Original URL: https://www.theregister.com/2013/10/29/gov_uk_organ_donor_signups/

GOV.UK swells organ donor signups by 10,000 a month

'Bit of clever A/B testing as a side project’

By Drew Cullen

Posted in Software, 29th October 2013 08:22 GMT

This month, GOV.UK is one-year-old. Operated by the Government Digital Service, GOV.UK replaced Direct.gov and a bunch of disparate departmental sites. Anyone who uses the site can testify that it is cleaner than its predecessors, although we have had complaints that some functionality has been lost in the transition.

But in the month of GOV.UK's birthday, let's talk about a positive. The devs behind the scenes are A/B testing and prototyping everything, and in one example revealed in a speech published last week, their labours resulted in “increased signups to the organ donations register by 10,000 every month, with just a bit of clever A/B testing as a side project”.

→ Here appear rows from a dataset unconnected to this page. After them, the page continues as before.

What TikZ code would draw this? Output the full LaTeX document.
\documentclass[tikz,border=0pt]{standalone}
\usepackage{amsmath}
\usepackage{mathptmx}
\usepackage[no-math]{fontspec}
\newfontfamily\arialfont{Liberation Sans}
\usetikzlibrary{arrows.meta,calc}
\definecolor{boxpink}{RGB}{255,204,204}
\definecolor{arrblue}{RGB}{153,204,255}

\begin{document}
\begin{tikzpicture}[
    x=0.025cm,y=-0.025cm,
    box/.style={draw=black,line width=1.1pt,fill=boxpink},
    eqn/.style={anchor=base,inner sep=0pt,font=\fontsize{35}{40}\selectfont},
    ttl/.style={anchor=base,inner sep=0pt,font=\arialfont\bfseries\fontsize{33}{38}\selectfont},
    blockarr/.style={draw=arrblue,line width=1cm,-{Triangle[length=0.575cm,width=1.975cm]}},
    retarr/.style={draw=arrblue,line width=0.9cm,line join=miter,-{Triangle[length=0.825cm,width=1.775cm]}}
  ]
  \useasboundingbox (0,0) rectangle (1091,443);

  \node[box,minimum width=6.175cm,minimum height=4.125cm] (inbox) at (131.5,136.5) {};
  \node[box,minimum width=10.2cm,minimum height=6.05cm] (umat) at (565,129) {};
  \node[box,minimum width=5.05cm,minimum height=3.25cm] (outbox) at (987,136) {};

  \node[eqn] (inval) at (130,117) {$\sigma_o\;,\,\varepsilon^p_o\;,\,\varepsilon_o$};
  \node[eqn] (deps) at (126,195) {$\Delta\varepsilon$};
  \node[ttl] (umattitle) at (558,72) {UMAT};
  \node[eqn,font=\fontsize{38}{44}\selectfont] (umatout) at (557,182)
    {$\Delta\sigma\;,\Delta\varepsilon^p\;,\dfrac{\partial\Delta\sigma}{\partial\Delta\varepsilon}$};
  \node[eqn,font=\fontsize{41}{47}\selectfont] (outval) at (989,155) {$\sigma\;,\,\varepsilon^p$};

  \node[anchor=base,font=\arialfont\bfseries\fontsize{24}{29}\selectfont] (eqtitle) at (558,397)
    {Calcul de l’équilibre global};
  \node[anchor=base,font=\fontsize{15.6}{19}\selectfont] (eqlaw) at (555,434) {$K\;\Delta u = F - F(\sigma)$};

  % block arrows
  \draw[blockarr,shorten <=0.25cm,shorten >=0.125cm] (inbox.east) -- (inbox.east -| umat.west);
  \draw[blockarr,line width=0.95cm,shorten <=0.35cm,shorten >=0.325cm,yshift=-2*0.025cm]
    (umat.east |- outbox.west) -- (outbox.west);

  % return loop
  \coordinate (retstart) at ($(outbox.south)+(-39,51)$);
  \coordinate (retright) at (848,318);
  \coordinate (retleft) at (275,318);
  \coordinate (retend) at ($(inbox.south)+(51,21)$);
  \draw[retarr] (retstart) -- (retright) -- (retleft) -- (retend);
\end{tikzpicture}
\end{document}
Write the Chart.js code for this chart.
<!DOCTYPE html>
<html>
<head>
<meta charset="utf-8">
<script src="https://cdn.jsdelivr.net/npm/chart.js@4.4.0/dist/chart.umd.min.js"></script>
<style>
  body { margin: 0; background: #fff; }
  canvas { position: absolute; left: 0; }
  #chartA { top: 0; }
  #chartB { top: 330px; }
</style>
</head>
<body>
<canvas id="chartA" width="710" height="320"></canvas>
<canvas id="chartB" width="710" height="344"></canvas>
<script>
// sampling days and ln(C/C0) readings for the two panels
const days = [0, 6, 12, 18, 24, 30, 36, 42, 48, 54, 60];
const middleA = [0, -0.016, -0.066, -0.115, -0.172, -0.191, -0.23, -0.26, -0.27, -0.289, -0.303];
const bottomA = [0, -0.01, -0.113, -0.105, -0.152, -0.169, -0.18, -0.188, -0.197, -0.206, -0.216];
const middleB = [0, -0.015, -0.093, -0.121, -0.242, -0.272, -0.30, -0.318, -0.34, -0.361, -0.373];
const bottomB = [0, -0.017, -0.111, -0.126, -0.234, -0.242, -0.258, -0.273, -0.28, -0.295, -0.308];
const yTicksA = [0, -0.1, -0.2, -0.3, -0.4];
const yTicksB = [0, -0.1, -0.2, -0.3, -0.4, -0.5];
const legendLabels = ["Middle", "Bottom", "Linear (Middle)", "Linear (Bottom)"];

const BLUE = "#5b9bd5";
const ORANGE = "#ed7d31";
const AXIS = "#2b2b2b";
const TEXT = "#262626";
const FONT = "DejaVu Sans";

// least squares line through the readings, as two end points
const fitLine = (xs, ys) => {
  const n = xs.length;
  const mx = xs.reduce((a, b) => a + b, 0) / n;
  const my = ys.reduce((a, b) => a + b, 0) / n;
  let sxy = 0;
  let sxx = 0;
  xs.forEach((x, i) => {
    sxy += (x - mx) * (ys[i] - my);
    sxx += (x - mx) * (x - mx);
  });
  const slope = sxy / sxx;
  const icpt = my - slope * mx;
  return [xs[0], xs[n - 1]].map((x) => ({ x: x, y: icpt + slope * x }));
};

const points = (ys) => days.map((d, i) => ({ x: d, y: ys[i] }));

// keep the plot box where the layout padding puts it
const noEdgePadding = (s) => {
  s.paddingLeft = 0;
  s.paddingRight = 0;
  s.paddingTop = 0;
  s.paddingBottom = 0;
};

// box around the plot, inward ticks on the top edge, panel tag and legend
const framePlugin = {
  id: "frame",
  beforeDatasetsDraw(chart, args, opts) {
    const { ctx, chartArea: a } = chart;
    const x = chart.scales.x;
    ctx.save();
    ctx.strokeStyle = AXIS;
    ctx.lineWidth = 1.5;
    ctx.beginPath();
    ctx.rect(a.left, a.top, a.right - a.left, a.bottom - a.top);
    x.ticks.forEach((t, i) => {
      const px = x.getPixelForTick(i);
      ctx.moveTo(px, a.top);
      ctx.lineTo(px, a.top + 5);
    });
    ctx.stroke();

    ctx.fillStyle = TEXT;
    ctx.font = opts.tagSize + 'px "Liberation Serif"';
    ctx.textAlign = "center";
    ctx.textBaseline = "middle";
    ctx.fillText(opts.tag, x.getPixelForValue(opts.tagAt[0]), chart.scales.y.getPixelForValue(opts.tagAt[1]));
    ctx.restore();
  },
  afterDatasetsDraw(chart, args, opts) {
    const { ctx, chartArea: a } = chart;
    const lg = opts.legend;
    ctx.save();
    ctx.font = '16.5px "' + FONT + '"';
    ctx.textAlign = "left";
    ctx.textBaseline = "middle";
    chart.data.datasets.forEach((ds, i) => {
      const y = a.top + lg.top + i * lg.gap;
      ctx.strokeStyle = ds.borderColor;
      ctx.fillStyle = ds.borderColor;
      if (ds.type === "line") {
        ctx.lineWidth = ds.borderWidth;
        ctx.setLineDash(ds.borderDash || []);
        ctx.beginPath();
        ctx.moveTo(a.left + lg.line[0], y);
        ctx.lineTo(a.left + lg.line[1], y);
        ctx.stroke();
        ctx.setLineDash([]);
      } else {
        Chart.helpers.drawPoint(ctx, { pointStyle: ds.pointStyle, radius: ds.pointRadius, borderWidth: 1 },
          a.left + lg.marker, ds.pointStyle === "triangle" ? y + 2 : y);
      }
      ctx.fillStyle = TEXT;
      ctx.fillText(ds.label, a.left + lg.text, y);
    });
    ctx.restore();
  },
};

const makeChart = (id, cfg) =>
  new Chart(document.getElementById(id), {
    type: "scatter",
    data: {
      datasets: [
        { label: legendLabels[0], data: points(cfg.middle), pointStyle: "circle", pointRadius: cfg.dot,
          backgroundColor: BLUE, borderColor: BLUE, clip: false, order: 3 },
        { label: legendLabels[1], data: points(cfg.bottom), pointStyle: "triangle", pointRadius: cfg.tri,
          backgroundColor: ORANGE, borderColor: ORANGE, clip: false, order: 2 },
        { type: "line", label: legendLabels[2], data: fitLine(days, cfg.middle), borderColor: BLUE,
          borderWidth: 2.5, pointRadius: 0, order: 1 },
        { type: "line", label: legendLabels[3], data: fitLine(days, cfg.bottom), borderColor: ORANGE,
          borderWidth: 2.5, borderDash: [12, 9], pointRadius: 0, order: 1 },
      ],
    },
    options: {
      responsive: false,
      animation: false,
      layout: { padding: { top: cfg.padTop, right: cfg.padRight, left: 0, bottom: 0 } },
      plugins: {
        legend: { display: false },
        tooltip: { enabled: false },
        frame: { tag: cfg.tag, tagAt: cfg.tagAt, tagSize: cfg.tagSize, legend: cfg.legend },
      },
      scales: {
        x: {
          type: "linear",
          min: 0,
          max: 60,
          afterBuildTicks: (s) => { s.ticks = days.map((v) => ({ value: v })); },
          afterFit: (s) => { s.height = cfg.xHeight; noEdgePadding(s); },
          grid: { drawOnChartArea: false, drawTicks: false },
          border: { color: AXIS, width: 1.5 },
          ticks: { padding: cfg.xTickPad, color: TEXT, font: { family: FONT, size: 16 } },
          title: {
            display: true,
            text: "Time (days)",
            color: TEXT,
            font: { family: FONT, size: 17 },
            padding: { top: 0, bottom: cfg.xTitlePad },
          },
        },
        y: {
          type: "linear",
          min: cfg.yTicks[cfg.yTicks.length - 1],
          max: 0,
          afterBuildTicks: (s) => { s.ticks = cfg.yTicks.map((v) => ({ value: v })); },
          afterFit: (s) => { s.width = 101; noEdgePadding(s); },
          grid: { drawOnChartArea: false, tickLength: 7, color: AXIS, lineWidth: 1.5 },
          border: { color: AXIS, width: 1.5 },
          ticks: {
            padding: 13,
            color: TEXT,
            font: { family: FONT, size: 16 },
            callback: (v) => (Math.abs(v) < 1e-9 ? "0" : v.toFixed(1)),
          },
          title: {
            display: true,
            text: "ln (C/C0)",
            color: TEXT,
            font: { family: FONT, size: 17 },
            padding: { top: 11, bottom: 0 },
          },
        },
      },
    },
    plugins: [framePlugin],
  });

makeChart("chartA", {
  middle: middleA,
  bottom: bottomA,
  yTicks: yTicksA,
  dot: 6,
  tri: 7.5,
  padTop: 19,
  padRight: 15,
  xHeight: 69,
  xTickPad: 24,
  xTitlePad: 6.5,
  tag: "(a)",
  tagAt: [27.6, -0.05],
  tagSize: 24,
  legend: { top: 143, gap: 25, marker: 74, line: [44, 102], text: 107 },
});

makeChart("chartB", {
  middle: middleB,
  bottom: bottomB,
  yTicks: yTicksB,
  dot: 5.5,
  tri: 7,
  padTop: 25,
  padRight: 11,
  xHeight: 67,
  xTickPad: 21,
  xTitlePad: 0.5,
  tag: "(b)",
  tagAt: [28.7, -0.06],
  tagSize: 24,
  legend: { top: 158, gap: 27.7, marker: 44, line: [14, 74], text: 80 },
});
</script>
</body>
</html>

This nugget is one of many to unearth in James Darling’s 89plus Marathon speech, delivered earlier this month at the Serpentine gallery in London Another, from James, a developer at GDS: "Turns out the best way to piss off market libertarians is to make government work."

He questions the political apathy of the software developer community and their buy-in to start-up dreams, urging his peers to join the public sector and make it great. It is “time we stopped making toys for quite rich people to make very rich people even richer” he says.

Making government services great is a noble quest, indeed, and joined up web services is a start. But what about the people who actually run those big transactional government systems whirring away in the background: how do they fit in with GOV.UK's web-centric view of the world?